While Navalnaya speaks about Navalny’s death at events abroad, his mother Lyudmila in Siberia tried to get his body released for burial. Though many Russians understand Navalnaya’s choice to stay away, the contrast between Navalny’s formidable mother – “she must be where her son got his grit,” they say – and his limelight-seeking widow has not gone unnoticed.
Spending time talking to foreign leaders about Russia’s problems has little impact inside the country, as Gary Kasparov and Mikhail Khodorkovsky have shown. Unless Navalnaya returns to Russia, I don’t see how politically effective she could be.
PS: Are fears that Putin plans to invade NATO countries next – possibly starting with the Baltics – justified, overblown, or something else?
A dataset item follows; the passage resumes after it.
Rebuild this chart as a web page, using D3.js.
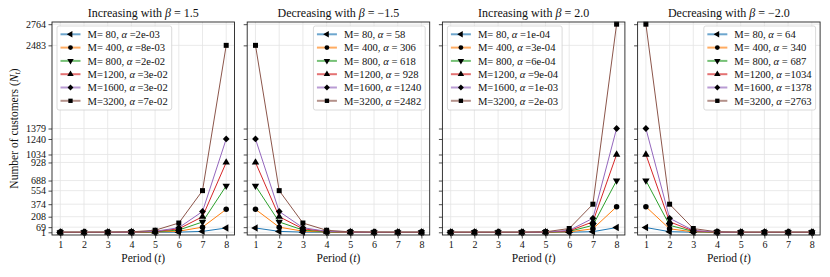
<!DOCTYPE html>
<html>
<head>
<meta charset="utf-8">
<script src="https://cdn.jsdelivr.net/npm/d3@7"></script>
<style>
  body { margin: 0; background: #fff; }
  text { font-family: 'Liberation Serif', 'DejaVu Serif', serif; }
</style>
</head>
<body>
<div class="canvas"></div>
<script>
// Data
const periods = [1, 2, 3, 4, 5, 6, 7, 8]
const mValues = [80, 400, 800, 1200, 1600, 3200]
const yTicks = [1, 69, 208, 374, 554, 688, 928, 1034, 1240, 1379, 2483, 2764]

const alphaInc15 = ['2e-03', '8e-03', '2e-02', '3e-02', '3e-02', '7e-02']
const alphaDec15 = [' 58', ' 306', ' 618', ' 928', '1240', '2482']
const alphaInc20 = ['1e-04', '3e-04', '6e-04', '9e-04', '1e-03', '2e-03']
const alphaDec20 = [' 64', ' 340', ' 687', '1034', '1378', '2763']

const inc15 = [
  [1, 1, 1, 1, 1, 3, 13, 58],
  [1, 1, 1, 1, 4, 16, 69, 306],
  [1, 1, 1, 2, 7, 31, 138, 618],
  [1, 1, 1, 3, 11, 47, 208, 928],
  [1, 1, 1, 4, 14, 62, 277, 1240],
  [1, 1, 2, 7, 28, 124, 554, 2483]
]
const dec15 = [
  [58, 13, 3, 1, 1, 1, 1, 1],
  [306, 69, 16, 4, 1, 1, 1, 1],
  [618, 138, 31, 7, 2, 1, 1, 1],
  [928, 208, 47, 11, 3, 1, 1, 1],
  [1240, 277, 62, 14, 4, 1, 1, 1],
  [2483, 554, 124, 28, 7, 2, 1, 1]
]
const inc20 = [
  [1, 1, 1, 1, 1, 2, 9, 64],
  [1, 1, 1, 1, 1, 7, 47, 340],
  [1, 1, 1, 1, 2, 13, 93, 688],
  [1, 1, 1, 1, 3, 19, 140, 1034],
  [1, 1, 1, 1, 4, 26, 187, 1379],
  [1, 1, 1, 1, 7, 51, 374, 2764]
]
const dec20 = [
  [64, 9, 2, 1, 1, 1, 1, 1],
  [340, 47, 7, 1, 1, 1, 1, 1],
  [688, 93, 13, 2, 1, 1, 1, 1],
  [1034, 140, 19, 3, 1, 1, 1, 1],
  [1379, 187, 26, 4, 1, 1, 1, 1],
  [2764, 374, 51, 7, 1, 1, 1, 1]
]

const panels = [
  { kind: 'Increasing', beta: '1.5', values: inc15, alphas: alphaInc15, legend: 'left' },
  { kind: 'Decreasing', beta: '\u22121.5', values: dec15, alphas: alphaDec15, legend: 'right' },
  { kind: 'Increasing', beta: '2.0', values: inc20, alphas: alphaInc20, legend: 'left' },
  { kind: 'Decreasing', beta: '\u22122.0', values: dec20, alphas: alphaDec20, legend: 'right' }
]

const layout = { left: 52, step: 195.2, width: 182.5, top: 22, bottom: 235 }
const colors = d3.schemeCategory10
const shapes = ['left', 'circle', 'down', 'up', 'diamond', 'square']

const svg = d3.select('.canvas')
  .append('svg')
    .attr('width', 830)
    .attr('height', 277)

const x = d3.scaleLinear().domain([0.65, 8.35]).range([0, layout.width])
const y = d3.scaleLinear().domain([-35, 2793]).range([layout.bottom, layout.top])

const line = d3.line()
  .x((d, i) => x(periods[i]))
  .y(d => y(d))

// Marker paths, roughly matplotlib-sized
const markerPath = (shape, scale) => {
  const s = scale || 1
  switch (shape) {
    case 'circle': return d3.symbol(d3.symbolCircle, 24 * s)()
    case 'square': return d3.symbol(d3.symbolSquare, 25 * s)()
    case 'diamond': return d3.symbol(d3.symbolSquare, 23 * s)()
    default: return d3.symbol(d3.symbolTriangle, 24 * s)()
  }
}
const markerRotate = shape => ({ left: -90, down: 180, diamond: 45 }[shape] || 0)

panels.forEach((p, pi) => {
  const g = svg.append('g')
    .attr('transform', `translate(${layout.left + pi * layout.step}, 0)`)

  // Grid
  g.append('g').selectAll('line.gx')
    .data(periods)
    .enter().append('line')
      .attr('x1', d => x(d)).attr('x2', d => x(d))
      .attr('y1', layout.top).attr('y2', layout.bottom)
      .attr('stroke', '#e4e4e4').attr('stroke-width', 0.8)
  g.append('g').selectAll('line.gy')
    .data(yTicks)
    .enter().append('line')
      .attr('x1', 0).attr('x2', layout.width)
      .attr('y1', d => y(d)).attr('y2', d => y(d))
      .attr('stroke', '#e4e4e4').attr('stroke-width', 0.8)

  // Axes
  const yAxis = d3.axisLeft(y).tickValues(yTicks).tickSize(3.5).tickPadding(2.5)
    .tickFormat(pi > 0 ? '' : d3.format('d'))
  const ya = g.append('g').call(yAxis)
  const xa = g.append('g')
    .attr('transform', `translate(0, ${layout.bottom})`)
    .call(d3.axisBottom(x).tickValues(periods).tickSize(3.5).tickPadding(2.5))
  ;[ya, xa].forEach(a => {
    a.select('.domain').remove()
    a.attr('font-family', null).attr('font-size', 10)
    a.selectAll('line').attr('stroke', '#222').attr('stroke-width', 0.8)
    a.selectAll('text').attr('fill', '#111')
  })

  // Series
  p.values.forEach((vals, si) => {
    g.append('path')
      .attr('d', line(vals))
      .attr('fill', 'none')
      .attr('stroke', colors[si])
      .attr('stroke-width', 1)
    g.append('g').selectAll('path')
      .data(vals)
      .enter().append('path')
        .attr('d', markerPath(shapes[si]))
        .attr('transform', (d, i) => `translate(${x(periods[i])}, ${y(d)}) rotate(${markerRotate(shapes[si])})`)
        .attr('fill', '#000')
  })

  // Spines
  g.append('rect')
    .attr('x', 0).attr('y', layout.top)
    .attr('width', layout.width).attr('height', layout.bottom - layout.top)
    .attr('fill', 'none').attr('stroke', '#222').attr('stroke-width', 0.9)

  // Title
  const title = g.append('text')
    .attr('x', layout.width / 2).attr('y', 17)
    .attr('text-anchor', 'middle').attr('font-size', 12).attr('fill', '#111')
  title.append('tspan').text(`${p.kind} with `)
  title.append('tspan').attr('font-style', 'italic').text('\u03b2')
  title.append('tspan').text(` = ${p.beta}`)

  // X label
  const xl = g.append('text')
    .attr('x', layout.width / 2).attr('y', 262)
    .attr('text-anchor', 'middle').attr('font-size', 11.5).attr('fill', '#111')
  xl.append('tspan').text('Period (')
  xl.append('tspan').attr('font-style', 'italic').text('t')
  xl.append('tspan').text(')')

  // Legend
  const lg = g.append('g')
  const box = lg.append('rect')
    .attr('rx', 2).attr('fill', '#fff').attr('fill-opacity', 0.85)
    .attr('stroke', '#d0d0d0').attr('stroke-width', 0.8)
  let maxLen = 0
  mValues.forEach((m, si) => {
    const ry = 8.3 + si * 13.3
    lg.append('line')
      .attr('x1', 3.5).attr('x2', 23.5).attr('y1', ry).attr('y2', ry)
      .attr('stroke', colors[si]).attr('stroke-width', 2).attr('stroke-opacity', 0.65)
    lg.append('path')
      .attr('d', markerPath(shapes[si], 0.75))
      .attr('transform', `translate(13.5, ${ry}) rotate(${markerRotate(shapes[si])})`)
      .attr('fill', '#000')
    const t = lg.append('text')
      .attr('x', 30.5).attr('y', ry).attr('dy', '0.35em')
      .attr('font-size', 10.6).attr('fill', '#111')
    t.append('tspan').text(`M=${m < 1000 ? ' ' : ''}${m}, `)
    t.append('tspan').attr('font-style', 'italic').text('\u03b1')
    t.append('tspan').text(` =${p.alphas[si]}`)
    maxLen = Math.max(maxLen, t.node().getComputedTextLength())
  })
  const boxW = 30.5 + maxLen + 4
  box.attr('width', boxW).attr('height', 84)
  const lx = p.legend === 'left' ? 5 : layout.width - 4.5 - boxW
  lg.attr('transform', `translate(${lx}, 26)`)
})

// Y label
const yl = svg.append('text')
  .attr('transform', `translate(18, ${(layout.top + layout.bottom) / 2}) rotate(-90)`)
  .attr('text-anchor', 'middle').attr('font-size', 11.5).attr('fill', '#111')
yl.append('tspan').text('Number of customers (')
yl.append('tspan').attr('font-style', 'italic').text('N')
yl.append('tspan').attr('font-style', 'italic').attr('font-size', 8.5).attr('dy', 2).text('t')
yl.append('tspan').attr('dy', -2).text(')')
</script>
</body>
</html>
NLK: I find this rhetoric utterly irresponsible. NATO countries are understandably upset that Ukraine’s summer 2023 counteroffensive failed to meet their (unrealistically high) expectations. They now worry that they cannot sustain the massive flows of funding and aid that they have been delivering for the last two years. Domestic political resistance is intensifying. So, leaders are attempting to scare people into action by warning that, if Putin achieves a victory in Ukraine, NATO will be next.
This rhetorical escalation could make military escalation more likely. Putin has not shown any desire to wage war on NATO. But, by stoking fear that he would, NATO leaders risk creating a kind of self-fulfilling prophecy. Even I – a consistent critic of Putin – find this thoroughly provocative and foolish.